**Problem description**
Among the lines of the listing below, retype exactly those from the one containing "Rebuild this chart" through the one containing "plt.rcParams['mathtext.default'] = 'regular'", both included. Do not include pictures.

━━━

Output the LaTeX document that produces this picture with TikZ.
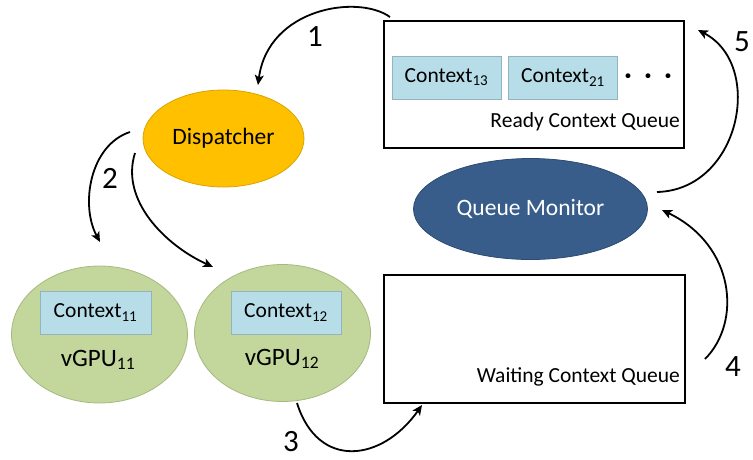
\documentclass[tikz,border=0pt]{standalone}
\usepackage{fontspec}
\setmainfont{Carlito}
\usetikzlibrary{shapes.geometric,arrows.meta}
\definecolor{ctxfill}{HTML}{B7DEE8}
\definecolor{ctxborder}{HTML}{93B3BD}
\definecolor{dispfill}{HTML}{FFC000}
\definecolor{dispborder}{HTML}{D9A300}
\definecolor{monfill}{HTML}{385D8A}
\definecolor{monborder}{HTML}{2C4B70}
\definecolor{gpufill}{HTML}{C3D69B}
\definecolor{gpuborder}{HTML}{A6BA80}
\begin{document}
\begin{tikzpicture}[x=1pt,y=-1pt,
  queuebox/.style={draw=black,line width=1.8pt,fill=white,inner sep=0pt},
  ctxbox/.style={draw=ctxborder,fill=ctxfill,line width=0.9pt,minimum width=109pt,minimum height=43pt,inner sep=0pt,font=\fontsize{21.5}{25}\selectfont},
  qlabel/.style={anchor=east,inner sep=0pt,font=\fontsize{21.5}{25}\selectfont},
  gpu/.style={ellipse,draw=gpuborder,fill=gpufill,line width=0.8pt,minimum width=176pt,minimum height=137pt,inner sep=0pt},
  gpulabel/.style={inner sep=0pt,font=\fontsize{25}{30}\selectfont},
  num/.style={inner sep=0pt,font=\fontsize{31}{36}\selectfont},
  flow/.style={line width=1.8pt,-{Stealth[length=10pt,width=9pt,inset=2.5pt]}}
]
\useasboundingbox (0,0) rectangle (753,459);

% queues
\node[queuebox,minimum width=300pt,minimum height=127pt] (rq) at (534,84.5) {};
\node[queuebox,minimum width=301pt,minimum height=128pt] (wq) at (534.5,339) {};
\node[qlabel] (rqlab) at (680,122) {Ready Context Queue};
\node[qlabel] (wqlab) at (680,377) {Waiting Context Queue};
\node[ctxbox] (c13) at (446.5,77.5) {Context\textsubscript{13}};
\node[ctxbox] (c21) at (563,77.5) {Context\textsubscript{21}};
\node[inner sep=0pt,font=\fontsize{26}{30}\selectfont\bfseries] (dots) at (648,79) {·\hspace{13pt}·\hspace{13pt}·};

% ellipses
\node[ellipse,draw=monborder,fill=monfill,line width=0.8pt,minimum width=234pt,minimum height=101pt,inner sep=0pt,text=white,font=\fontsize{23.5}{28}\selectfont] (mon) at (530.5,209) {Queue Monitor};
\node[ellipse,draw=dispborder,fill=dispfill,line width=0.8pt,minimum width=161pt,minimum height=97pt,inner sep=0pt,font=\fontsize{23.5}{28}\selectfont] (disp) at (223.5,138.5) {Dispatcher};
\node[gpu] (g11) at (99.5,334.5) {};
\node[gpu] (g12) at (282.5,333) {};
\node[ctxbox,minimum width=111pt] (c11) at (95.5,312.5) {Context\textsubscript{11}};
\node[ctxbox,minimum width=110pt] (c12) at (286,312.5) {Context\textsubscript{12}};
\node[gpulabel] (l11) at (98,360) {vGPU\textsubscript{11}};
\node[gpulabel] (l12) at (282,359) {vGPU\textsubscript{12}};

% connector end points
\coordinate (a1s) at (390,17);
\coordinate (a1e) at (258,85);
\coordinate (a2s) at (130,132);
\coordinate (a2e) at (100,242);
\coordinate (b2s) at (135,153);
\coordinate (b2e) at (213,267);
\coordinate (a3s) at (297,403);
\coordinate (a3e) at (422,405);
\coordinate (a4s) at (705,359);
\coordinate (a4e) at (662,210);
\coordinate (a5s) at (657,192);
\coordinate (a5e) at (698,30);

\draw[flow] (a1s) .. controls (358,-6) and (268,8) .. (a1e);
\draw[flow] (a2s) .. controls (90,145) and (80,205) .. (a2e);
\draw[flow] (b2s) .. controls (120,200) and (165,245) .. (b2e);
\draw[flow] (a3s) .. controls (318,470) and (382,462) .. (a3e);
\draw[flow] (a4s) .. controls (742,322) and (735,245) .. (a4e);
\draw[flow] (a5s) .. controls (740,190) and (765,65) .. (a5e);

% numbers
\node[num] (n1) at (315,37) {1};
\node[num] (n2) at (110,178) {2};
\node[num] (n3) at (291,442) {3};
\node[num] (n4) at (733,367) {4};
\node[num] (n5) at (742,42) {5};
\end{tikzpicture}
\end{document}
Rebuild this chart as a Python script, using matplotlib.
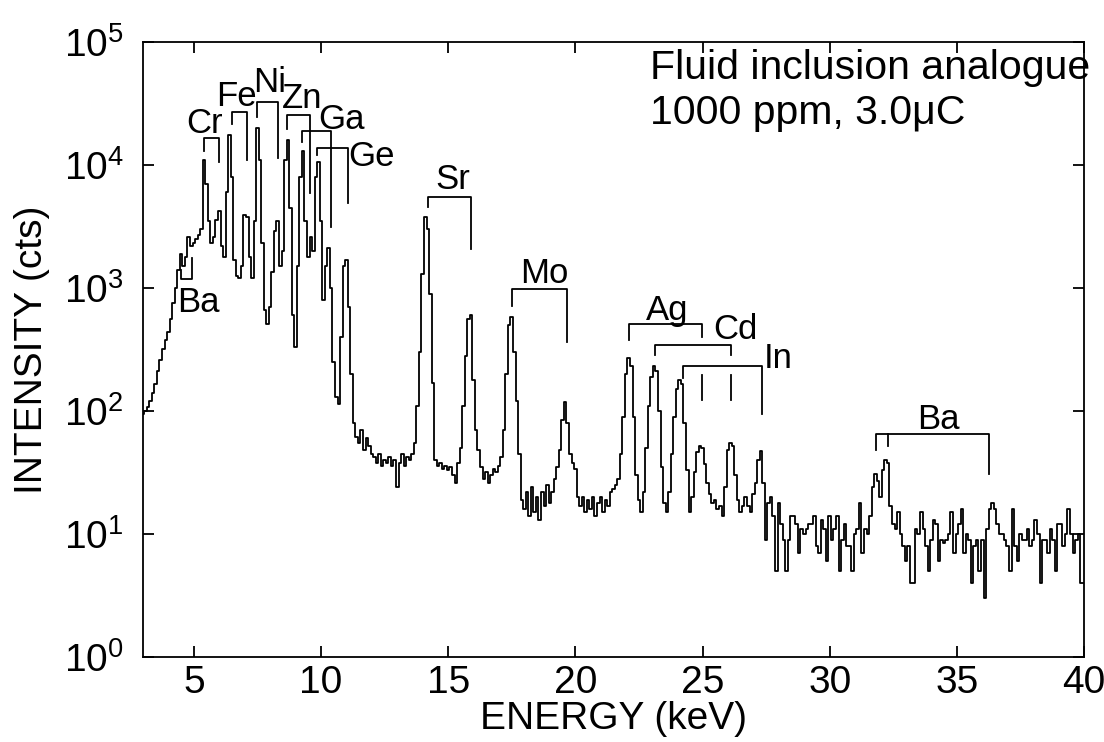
import numpy as np
import matplotlib
matplotlib.use('Agg')
import matplotlib.pyplot as plt

plt.rcParams['font.family'] = ['Liberation Sans', 'DejaVu Sans']
plt.rcParams['mathtext.default'] = 'regular'

# spectrum, one value per 0.1 keV channel, 3.0 ... 40.0 keV
e_start = 3.0
e_step = 0.1
counts = [
    95, 100, 108, 120, 140, 165, 210, 260, 320, 380,             # 3
    440, 560, 760, 1000, 1400, 1900, 1500, 1800, 2600, 2200,      # 4
    2300, 2500, 2700, 3000, 11000, 7000, 3500, 2300, 2600, 3600,  # 5
    4200, 2200, 1800, 6000, 17500, 8000, 1700, 1250, 1200, 1500,  # 6
    3900, 3800, 1800, 1200, 3500, 20000, 11000, 2300, 660, 510,   # 7
    700, 1350, 2900, 3500, 1500, 2000, 11000, 16000, 4500, 600,   # 8
    330, 1500, 8000, 13000, 3500, 1800, 2600, 2000, 8000, 10500,  # 9
    3500, 800, 1500, 2100, 1000, 250, 130, 115, 400, 1500,        # 10
    1700, 700, 200, 80, 62, 55, 70, 48, 60, 52,                   # 11
    45, 42, 38, 45, 36, 40, 38, 42, 36, 40,                       # 12
    24, 38, 45, 36, 42, 40, 45, 55, 110, 300,                     # 13
    1300, 3800, 3000, 900, 170, 40, 36, 38, 34, 36,               # 14
    33, 35, 30, 26, 38, 50, 110, 280, 560, 600,                   # 15
    180, 70, 48, 35, 28, 32, 26, 30, 34, 32,                      # 16
    36, 42, 70, 200, 500, 580, 300, 120, 45, 19,                  # 17
    16, 22, 14, 24, 15, 20, 13, 22, 17, 25,                       # 18
    18, 22, 28, 35, 48, 85, 118, 80, 45, 38,                      # 19
    34, 20, 17, 20, 15, 19, 16, 20, 14, 18,                       # 20
    20, 15, 19, 17, 22, 23, 25, 28, 45, 90,                       # 21
    200, 270, 230, 90, 30, 19, 15, 22, 50, 110,                   # 22
    190, 230, 210, 100, 35, 18, 15, 22, 45, 90,                   # 23
    150, 180, 165, 80, 33, 15, 20, 32, 46, 52,                    # 24
    50, 37, 26, 21, 18, 19, 16, 17, 14, 24,                       # 25
    48, 55, 52, 30, 19, 15, 17, 20, 17, 15,                       # 26
    21, 26, 40, 47, 26, 9, 18, 20, 14, 5,                         # 27
    18, 12, 9, 5, 9, 14, 14, 12, 7, 11,                           # 28
    10, 11, 12, 12, 14, 8, 7, 13, 11, 6,                          # 29
    14, 9, 11, 14, 5, 9, 12, 8, 8, 5,                             # 30
    10, 11, 18, 7, 11, 10, 14, 24, 31, 27,                        # 31
    20, 33, 40, 38, 17, 12, 11, 15, 10, 8,                        # 32
    6, 8, 4, 4, 11, 10, 15, 11, 8, 5,                             # 33
    9, 13, 12, 6, 9, 8.5, 9, 10, 15, 7,                           # 34
    10, 12, 16, 7, 10, 9, 4, 8, 9, 5,                             # 35
    9, 3, 11, 16, 18, 16, 12, 10, 10, 9,                          # 36
    8, 5, 16, 8, 6, 10, 9, 9, 11, 8,                              # 37
    9, 13, 10, 4, 9, 9, 7, 11, 9, 5,                              # 38
    12, 12, 8, 10, 16, 10, 7, 9, 10, 4,                           # 39
    4,                                                            # 40
]

# element brackets: name, Ka / Kb energies, bar height, leg ends (counts)
br_names = ['Cr', 'Fe', 'Ni', 'Zn', 'Ga', 'Ge', 'Sr', 'Mo', 'Ag', 'Cd', 'In']
br_e1 = [5.40, 6.49, 7.50, 8.65, 9.26, 9.86, 14.19, 17.51, 22.12, 23.13, 24.22]
br_e2 = [5.99, 7.08, 8.30, 9.58, 10.39, 11.07, 15.90, 19.69, 24.98, 26.12, 27.35]
br_top = [16600, 26900, 32400, 25700, 19000, 13800, 5500, 980, 513, 347, 234]
br_low1 = [12900, 21400, 24500, 19500, 15500, 12000, 4570, 708, 380, 285, 184]
br_low2 = [10500, 11000, 11500, 5900, 3160, 4900, 2090, 363, 398, 285, 95]
lab_x = [5.43, 6.66, 7.97, 9.24, 10.79, 12.0, 15.17, 18.77, 23.6, 26.28, 27.97]
lab_y = [21900, 36300, 46800, 34700, 23400, 11700, 7600, 1320, 660, 457, 269]

# lower tick marks of Ag and Cd Kb below the In bar
extra_e = [24.98, 26.12]
extra_lo = [123, 123]
extra_hi = [195, 195]

# Ba K bracket (two Ka legs + Kb)
baK_e = [31.82, 32.28, 36.28]
baK_top = 65
baK_low = [48, 52, 30.5]
# Ba L bracket (opened upward)
baL_e = [4.51, 4.91]
baL_bot = 1175
baL_hi = [1410, 1740]

e = e_start + e_step * np.arange(len(counts))

fig = plt.figure(figsize=(11.04, 7.42), dpi=100)
ax = fig.add_axes([0.1295, 0.1146, 0.8524, 0.8288])
ax.step(e, counts, where='mid', color='black', lw=1.3)

lk = dict(color='black', lw=1.3)
for i in range(len(br_names)):
    ax.plot([br_e1[i], br_e1[i], br_e2[i], br_e2[i]],
            [br_low1[i], br_top[i], br_top[i], br_low2[i]], **lk)
    ax.text(lab_x[i], lab_y[i], br_names[i], fontsize=25, ha='center', va='center')
for i in range(len(extra_e)):
    ax.plot([extra_e[i], extra_e[i]], [extra_lo[i], extra_hi[i]], **lk)

ax.plot([baK_e[0], baK_e[0], baK_e[2], baK_e[2]],
        [baK_low[0], baK_top, baK_top, baK_low[2]], **lk)
ax.plot([baK_e[1], baK_e[1]], [baK_low[1], baK_top], **lk)
ax.text(34.27, 85, 'Ba', fontsize=25, ha='center', va='center')

ax.plot([baL_e[0], baL_e[0], baL_e[1], baL_e[1]],
        [baL_hi[0], baL_bot, baL_bot, baL_hi[1]], **lk)
ax.text(5.18, 760, 'Ba', fontsize=25, ha='center', va='center')

ax.text(0.539, 0.958, 'Fluid inclusion analogue', transform=ax.transAxes,
        fontsize=29.5, ha='left', va='center')
ax.text(0.539, 0.885, '1000 ppm, 3.0μC', transform=ax.transAxes,
        fontsize=29.5, ha='left', va='center')

ax.set_yscale('log')
ax.set_xlim(3, 40)
ax.set_ylim(1, 1e5)
ax.set_xticks([5, 10, 15, 20, 25, 30, 35, 40])
ax.set_yticks([1, 10, 100, 1e3, 1e4, 1e5])
ax.minorticks_off()
ax.tick_params(direction='in', top=True, right=True, length=8, width=1.3,
               labelsize=28)
ax.tick_params(axis='y', pad=14)
ax.tick_params(axis='x', pad=6)
for s in ax.spines.values():
    s.set_linewidth(1.3)
ax.set_xlabel('ENERGY (keV)', fontsize=28, labelpad=0)
ax.set_ylabel('INTENSITY (cts)', fontsize=28, labelpad=10)

fig.savefig('out.png', dpi=100)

━━━

**Final answer**
Rebuild this chart as a Python script, using matplotlib.
import numpy as np
import matplotlib
matplotlib.use('Agg')
import matplotlib.pyplot as plt

plt.rcParams['font.family'] = ['Liberation Sans', 'DejaVu Sans']
plt.rcParams['mathtext.default'] = 'regular'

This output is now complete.